Per risollevare la situazione di un comparto che genera il 16% dell’intero gettito fiscale nazionale è necessario che il governo BisConte riveda alcuni dei suoi provvedimenti marcatamente ideologici che hanno penalizzato il mercato e i consumatori, ad iniziare dal provvedimentobonus-malus” che, oltre a penalizzare massicciamente gran parte delle vendite di auto nuove, finisce pure con l’incrementare la produzione di gas climalteranti con lo spostamento dalle motorizzazioni Diesel a quelle a benzina, anche ibride. Inoltre, il massiccio investimento pubblico verso l’auto elettrica è controproducente sia a livello sociale (il pubblico finanzia con i proventi della tassazione un consumo che di fatto è di nicchia tipico di famiglie con due-tre veicoli) che a livello di penetrazione di mercato, visto che il totale delle immatricolazioni sovvenzionate fino a 13.000 euro cadauna è limitato a poche centinaia di esemplari, tanto che le risorse stanziate per il 2019 non sono nemmeno state utilizzate interamente.
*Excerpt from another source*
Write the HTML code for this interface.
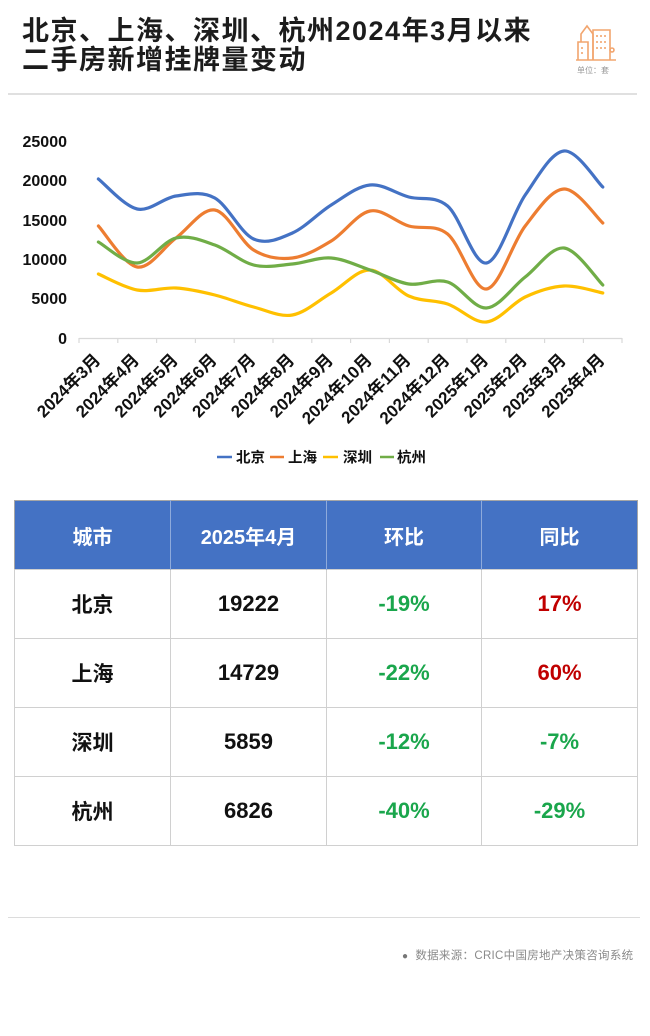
<!DOCTYPE html>
<html><head><meta charset="utf-8">
<style>
html,body{margin:0;padding:0;background:#fff;}
body{width:650px;height:1036px;position:relative;overflow:hidden;font-family:"Liberation Sans","Noto Sans CJK SC",sans-serif;}
.title{position:absolute;left:22px;top:17px;font-size:27px;font-weight:bold;line-height:29px;letter-spacing:1.5px;color:#1c1c1c;white-space:nowrap;}
.unit{position:absolute;left:577px;top:65px;font-size:8px;color:#999;white-space:nowrap;}
.rule{position:absolute;height:1px;background:#d9d9d9;}
table{position:absolute;left:14px;top:500px;width:623px;border-collapse:collapse;table-layout:fixed;border:1px solid #a6a6a6;}
td,th{text-align:center;vertical-align:middle;font-weight:bold;padding:0;}
th{background:#4472c4;color:#fff;font-size:20px;height:68px;border-left:1px solid #8eaadb;}
th:first-child{border-left:none;}
td{font-size:21px;color:#111;height:68px;border:1px solid #d0d0d0;}
.g{color:#1aa64c;font-size:22px;}
.r{color:#c00000;font-size:22px;}
.n{font-size:22px;}
.foot{position:absolute;left:402px;top:947px;font-size:11.5px;color:#8a8a8a;white-space:nowrap;letter-spacing:0.3px;}
</style></head>
<body>
<div class="title">北京、上海、深圳、杭州2024年3月以来<br>二手房新增挂牌量变动</div>

<svg style="position:absolute;left:574px;top:20px" width="44" height="44" viewBox="0 0 44 44">
  <g fill="none" stroke="#f2a56e" stroke-width="1.6">
    <path d="M4 40 V22 H14 V40"/>
    <path d="M7 22 V14 L13 6 L19 14 V40"/>
    <path d="M19 40 V10 H36 V40"/>
    <path d="M2 40 H42"/>
    <line x1="23" y1="15" x2="23" y2="17"/><line x1="27" y1="15" x2="27" y2="17"/><line x1="31" y1="15" x2="31" y2="17"/>
    <line x1="23" y1="21" x2="23" y2="23"/><line x1="27" y1="21" x2="27" y2="23"/><line x1="31" y1="21" x2="31" y2="23"/>
    <line x1="23" y1="27" x2="23" y2="29"/><line x1="27" y1="27" x2="27" y2="29"/><line x1="31" y1="27" x2="31" y2="29"/>
    <line x1="8" y1="27" x2="8" y2="29"/><line x1="8" y1="32" x2="8" y2="34"/>
    <circle cx="38" cy="30" r="2"/>
  </g>
</svg>
<div class="unit">单位：套</div>
<div class="rule" style="left:8px;top:93px;width:629px;height:2px;background:#e0e0e0"></div>

<svg style="position:absolute;left:0;top:0" width="650" height="480" viewBox="0 0 650 480">
  <g font-family="Liberation Sans, Noto Sans CJK SC, sans-serif" font-weight="bold" font-size="16" fill="#111" text-anchor="end">
    <text x="67" y="147">25000</text>
    <text x="67" y="186">20000</text>
    <text x="67" y="226">15000</text>
    <text x="67" y="265">10000</text>
    <text x="67" y="304">5000</text>
    <text x="67" y="344">0</text>
  </g>
  <g stroke="#d9d9d9" stroke-width="1.2">
    <line x1="79" y1="338.5" x2="622" y2="338.5"/>
    <line x1="79" y1="338" x2="79" y2="343"/><line x1="117.8" y1="338" x2="117.8" y2="343"/><line x1="156.6" y1="338" x2="156.6" y2="343"/><line x1="195.4" y1="338" x2="195.4" y2="343"/><line x1="234.2" y1="338" x2="234.2" y2="343"/><line x1="273" y1="338" x2="273" y2="343"/><line x1="311.8" y1="338" x2="311.8" y2="343"/><line x1="350.6" y1="338" x2="350.6" y2="343"/><line x1="389.4" y1="338" x2="389.4" y2="343"/><line x1="428.2" y1="338" x2="428.2" y2="343"/><line x1="467" y1="338" x2="467" y2="343"/><line x1="505.8" y1="338" x2="505.8" y2="343"/><line x1="544.6" y1="338" x2="544.6" y2="343"/><line x1="583.4" y1="338" x2="583.4" y2="343"/><line x1="622" y1="338" x2="622" y2="343"/>
  </g>
  <g fill="none" stroke-width="3.2" stroke-linecap="round" stroke-linejoin="round">
    <path stroke="#4472c4" d="M98.4,179 C104.9,184 124.3,206.2 137.2,209 S163.1,197.8 176,196 S201.9,190.8 214.8,198 S240.7,233.2 253.6,239 S279.5,238.7 292.4,233 S318.3,213 331.2,205 S357.1,186.3 370,185 S395.9,193.5 408.8,197 S434.7,195 447.6,206 S473.5,264.8 486.4,263 S512.3,213.7 525.2,195 S551.1,152.3 564,151 S596.3,181 602.8,187"/>
    <path stroke="#ed7d31" d="M98.4,226 C104.9,232.8 124.3,265 137.2,267 S163.1,247.5 176,238 S201.9,208 214.8,210 S240.7,242 253.6,250 S279.5,259.5 292.4,258 S318.3,248.8 331.2,241 S357.1,213.5 370,211 S395.9,222.2 408.8,226 S434.7,223.5 447.6,234 S473.5,290.3 486.4,289 S512.3,242.7 525.2,226 S551.1,189.5 564,189 S596.3,217.3 602.8,223"/>
    <path stroke="#ffc000" d="M98.4,274 C104.9,276.7 124.3,287.7 137.2,290 S163.1,287.2 176,288 S201.9,291.8 214.8,295 S240.7,303.7 253.6,307 S279.5,317.3 292.4,315 S318.3,300.5 331.2,293 S357.1,269.5 370,270 S395.9,290.3 408.8,296 S434.7,299.7 447.6,304 S473.5,323.2 486.4,322 S512.3,303 525.2,297 S551.1,286.7 564,286 S596.3,291.8 602.8,293"/>
    <path stroke="#70ad47" d="M98.4,242 C104.9,245.5 124.3,263.7 137.2,263 S163.1,241 176,238 S201.9,240.5 214.8,245 S240.7,261.8 253.6,265 S279.5,265.2 292.4,264 S318.3,257 331.2,258 S357.1,265.7 370,270 S395.9,282 408.8,284 S434.7,278 447.6,282 S473.5,308.8 486.4,308 S512.3,287 525.2,277 S551.1,246.7 564,248 S596.3,278.8 602.8,285"/>
  </g>
  <g font-family="Liberation Sans, Noto Sans CJK SC, sans-serif" font-weight="bold" font-size="17" fill="#111" text-anchor="end">
    <text transform="translate(101.4,361) rotate(-45)">2024年3月</text>
    <text transform="translate(140.2,361) rotate(-45)">2024年4月</text>
    <text transform="translate(179,361) rotate(-45)">2024年5月</text>
    <text transform="translate(217.8,361) rotate(-45)">2024年6月</text>
    <text transform="translate(256.6,361) rotate(-45)">2024年7月</text>
    <text transform="translate(295.4,361) rotate(-45)">2024年8月</text>
    <text transform="translate(334.2,361) rotate(-45)">2024年9月</text>
    <text transform="translate(373,361) rotate(-45)">2024年10月</text>
    <text transform="translate(411.8,361) rotate(-45)">2024年11月</text>
    <text transform="translate(450.6,361) rotate(-45)">2024年12月</text>
    <text transform="translate(489.4,361) rotate(-45)">2025年1月</text>
    <text transform="translate(528.2,361) rotate(-45)">2025年2月</text>
    <text transform="translate(567,361) rotate(-45)">2025年3月</text>
    <text transform="translate(605.8,361) rotate(-45)">2025年4月</text>
  </g>
  <g stroke-width="2.5">
    <line x1="217" y1="457" x2="232" y2="457" stroke="#4472c4"/>
    <line x1="270" y1="457" x2="284" y2="457" stroke="#ed7d31"/>
    <line x1="323" y1="457" x2="338" y2="457" stroke="#ffc000"/>
    <line x1="380" y1="457" x2="394" y2="457" stroke="#70ad47"/>
  </g>
  <g font-family="Liberation Sans, Noto Sans CJK SC, sans-serif" font-weight="bold" font-size="14.5" fill="#111">
    <text x="236" y="462.5">北京</text>
    <text x="288" y="462.5">上海</text>
    <text x="343" y="462.5">深圳</text>
    <text x="397" y="462.5">杭州</text>
  </g>
</svg>

<table>
  <colgroup><col style="width:156px"><col style="width:156px"><col style="width:155px"><col style="width:156px"></colgroup>
  <tr><th>城市</th><th>2025年4月</th><th>环比</th><th>同比</th></tr>
  <tr><td>北京</td><td class="n">19222</td><td class="g">-19%</td><td class="r">17%</td></tr>
  <tr><td>上海</td><td class="n">14729</td><td class="g">-22%</td><td class="r">60%</td></tr>
  <tr><td>深圳</td><td class="n">5859</td><td class="g">-12%</td><td class="g">-7%</td></tr>
  <tr><td>杭州</td><td class="n">6826</td><td class="g">-40%</td><td class="g">-29%</td></tr>
</table>

<div class="rule" style="left:8px;top:917px;width:632px;background:#dcdcdc"></div>
<div class="foot"><span style="font-size:10px;color:#777">●</span>&nbsp; 数据来源：CRIC中国房地产决策咨询系统</div>
</body></html>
Molto più efficaci, sia per l’ambiente che per il sistema Paese, puntare sulla penetrazione dei moderni Diesel Euro6, ingiustificatamente penalizzati dalla demagogia ambientalista, e al ricambio di veicoli vecchi ante Euro4 con usati Euro4 e Euro5. Infine, per rilanciare i consumi e la competitività delle imprese italiane, è necessario che il governo porti la deducibilità fiscale dei veicoli aziendali allo stesso livello di quello degli altri grandi paesi europei, con il 100% del prezzo d’acquisto e il 100% dell’Iva e delle spese di gestione. Cosa che consentirebbe sia lo svecchiamento del parco circolante, sia l’immissione in circolazione di circa 300.000 nuovi veicoli, a vantaggio, oltre che per l’ambiente e la sicurezza stradale, anche per le casse dello Stato.

In caso contrario, ci si prepari a fronteggiare una crisi sempre più grave del settore che coinvolge circa 1,6 milioni di addetti.